Due to the insufficient provision of information, A&M is unable to complete its review and has formally notified the Ministry of Finance of its decision to terminate the engagement

The central bank, known as Banque du Liban, has cited banking secrecy laws dating back to the 1950s that prevent it from sharing the necessary information requested by the auditors.

The audit was supposed to look into how funds borrowed by the government from the central bank have been used over the years. The government also has separate agreements with KPMG and Oliver Wyman for accounting audits.

The Lebanese government engaged Alvarez & Marsal Middle East to provide consulting and advisory services, involving A&M conducting a preliminary forensic audit report on the activities and accounts of Lebanon’s central bank.

“In line with the engagement terms, A&M requested information to the necessary depth and detail sufficient to be able to undertake the review,” the auditing firm said.

However, the lack of access to data led the auditing firm on November 19 to withdraw from its agreement with the government.

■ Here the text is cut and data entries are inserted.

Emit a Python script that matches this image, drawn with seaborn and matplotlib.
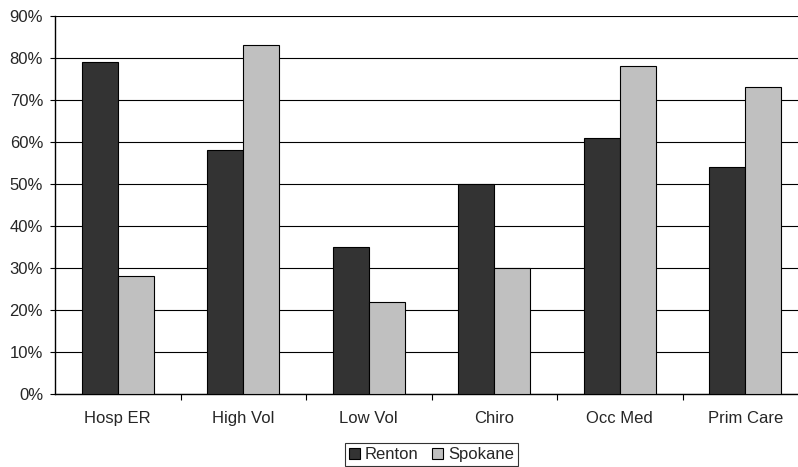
import matplotlib
matplotlib.use("Agg")
import matplotlib.pyplot as plt
import seaborn as sns
import pandas as pd
import numpy as np
from matplotlib.ticker import PercentFormatter, FixedLocator

# values (percent)
categories = ['Hosp ER', 'High Vol', 'Low Vol', 'Chiro', 'Occ Med', 'Prim Care']
renton = [79, 58, 35, 50, 61, 54]
spokane = [28, 83, 22, 30, 78, 73]
series = ['Renton', 'Spokane']
colors = ['#333333', '#c0c0c0']

df = pd.DataFrame({
    'category': categories * 2,
    'site': ['Renton'] * len(categories) + ['Spokane'] * len(categories),
    'value': renton + spokane,
})

sns.set_style('white')
plt.rcParams['font.family'] = ['Liberation Sans', 'DejaVu Sans']
plt.rcParams['font.size'] = 12

fig = plt.figure(figsize=(7.98, 4.67), dpi=100)
# plot area runs slightly past the right edge, like the original crop
ax = fig.add_axes([55 / 798, 73 / 467, 753 / 798, 378.3 / 467])

sns.barplot(data=df, x='category', y='value', hue='site', order=categories,
            hue_order=series, palette=colors, width=0.574, gap=0,
            edgecolor='black', linewidth=0.8, ax=ax, legend=True, zorder=3)

ax.set_ylim(0, 90)
ax.set_xlim(-0.5, len(categories) - 0.5)
ax.set_yticks(np.arange(0, 91, 10))
ax.yaxis.set_major_formatter(PercentFormatter(decimals=0))
ax.grid(axis='y', color='black', linewidth=0.8, zorder=0)
ax.set_axisbelow(True)
ax.set_xlabel('')
ax.set_ylabel('')

for side in ['top', 'right']:
    ax.spines[side].set_visible(False)
for side in ['left', 'bottom']:
    ax.spines[side].set_color('black')
    ax.spines[side].set_linewidth(1.0)

ax.tick_params(axis='y', which='major', length=3.6, width=0.8, color='black',
               pad=5, labelsize=12, left=True)
ax.tick_params(axis='x', which='major', length=0, pad=12, labelsize=12)
# category separator ticks
ax.xaxis.set_minor_locator(FixedLocator(np.arange(0.5, len(categories) - 1, 1.0)))
ax.tick_params(axis='x', which='minor', length=4.5, width=0.8, color='black',
               direction='out', bottom=True)

ax.legend_.remove()
handles = [plt.Rectangle((0, 0), 1, 1, facecolor=c, edgecolor='black', linewidth=0.8)
           for c in colors]
leg = fig.legend(handles, series, loc='upper center',
                 bbox_to_anchor=(431.5 / 798, 1 - 443 / 467), ncol=2,
                 frameon=True, fancybox=False, edgecolor='black',
                 handlelength=0.65, handleheight=0.65, handletextpad=0.3,
                 columnspacing=0.8, borderpad=0.25, borderaxespad=0,
                 fontsize=12)
leg.get_frame().set_linewidth(0.8)

fig.savefig('out.png', dpi=100)
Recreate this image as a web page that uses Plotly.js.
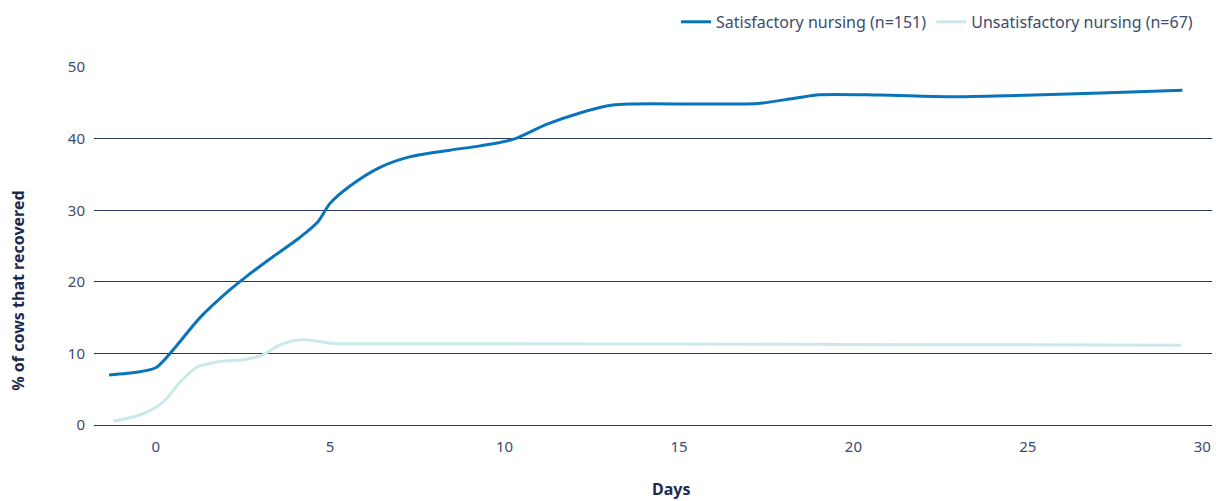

The Lebanese economy is in a downward spiral after defaulting on about $31 billion of eurobonds in March. Its currency has plunged about 80 per cent against the US dollar in the black market and inflation surged to 131 per cent in September. Public debt reached $94.26bn as of the end of July with bank assets and deposits continuously declining.

The consolidated balance sheet of financial institutions in the country declined 14 per cent in the first nine months of the year from the same period in 2019.

A forensic look into accounts of the central bank is a key prerequisite for Lebanon to get international financial assistance to help it emerge from its worst economic crisis in three decades.

A&M said it “remains committed" to supporting its clients while maintaining "the utmost levels of integrity”.

It would still be available if the Lebanese government wishes to re-engage under “more conducive” circumstances for a successful completion of the mandate.

Lebanese President Michel Aoun has also criticised the lack of information from the central bank and earlier this week said a forensic audit was vital to combat corruption.

“The withdrawal of Alvarez & Marsal from the mission entrusted to it is a setback to statehood, disclosure, accountability, and transparency,” Mr Aoun said. “Forensic auditing is the gateway to every reform, because it is able to uncover sources of corruption and waste and the reasons for the current [economic] collapse and those responsible for it.”

Forensic auditing is the gateway to every reform

In May, Lebanon turned to the International Monetary Fund for a $10bn bailout package, but talks have stalled due to political turmoil in the country. An agreement with the fund could trigger further pledges of investment that are dependent on the implementation of reforms.

The economy is expected to contract 25 per cent this year, according to IMF estimates.